Passei o dia em casa a trabalhar, com a aguarela pousada ao meu lado, à espera que o meu amor chegasse. Não consegui esperar por Domingo. E ele quando a viu, não sabendo do que se tratava, percebeu de imediato… nós, há dois anos atrás, a passear naquela longa noite pelos bosques cheios de neve de Malempré. O lobo e a raposa na neve.

Não há palavras de agradecimento, nem dinheiro que pague o amor que se põe num trabalho. O cuidado. O talento de transporem as minhas palavras em imagens. Não os conheço pessoalmente, mas só pode ser gente do bem.



domingo, 1 de fevereiro de 2015

Do amor espantado

(quando dois anos representam toda uma nova vida)

 

Quando nos conhecemos, ele estava prestes a iniciar a viagem da sua vida. Só por isso o deixei entrar na minha. Porque pensei que era por pouco tempo. Mas, por mim, acabou por ficar.

Quando nos conhecemos, ele não gostava de crianças. Só por isso lhe apresentei os meus filhos sem medo. Mas, por mim, aprendeu a conhecê-los. Apaixonou-se também por eles, que trata como se fossem seus. Porque são seus no coração. Porque são “os rapazes”, únicos no mundo. No nosso mundo.
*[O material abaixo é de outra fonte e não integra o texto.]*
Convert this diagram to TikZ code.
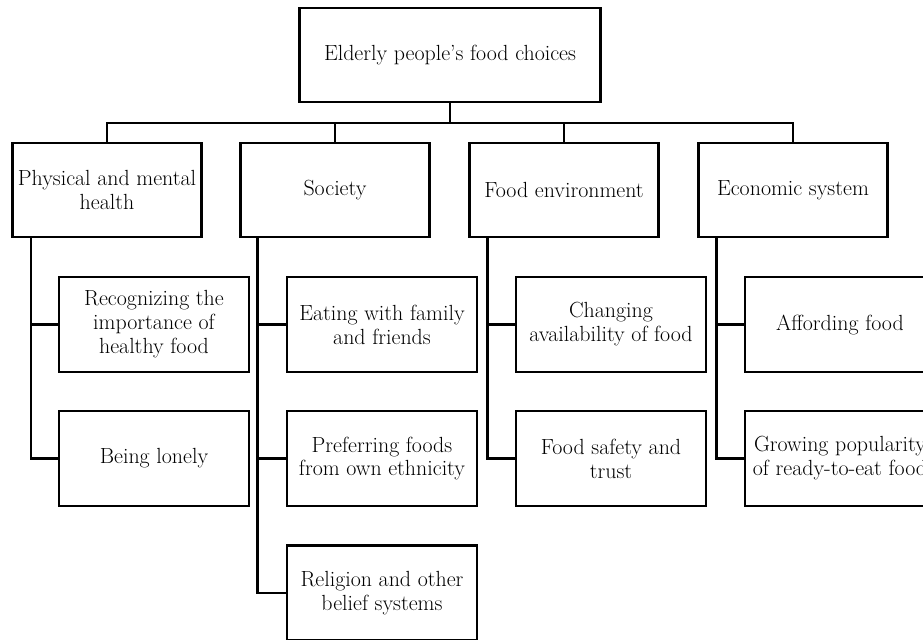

Quando nos conhecemos, ele era um solitário. Vivia sem tripulação, sem carga, sem amarras, ao sabor das marés. Mas, por nós, lançou âncora pela primeira vez. Não deve ser fácil, nós não somos fáceis. A nossa vida não é fácil. E, no entanto, ele aqui está. É o homem do leme, com os pés bem assentes em terra firme.

Faz hoje dois anos que lhe abri a porta da minha casa, da minha família, do meu coração. Abri-a devagarinho, com cuidado. E ele entrou. Com a discrição que lhe é característica. E fechou-a docemente, mas com firmeza. Sarou feridas. Reconstruiu. Transformou a nossa vida. Somos hoje, todos nós, pessoas infinitamente melhores. Graças a este amor imenso que não cessa de me espantar.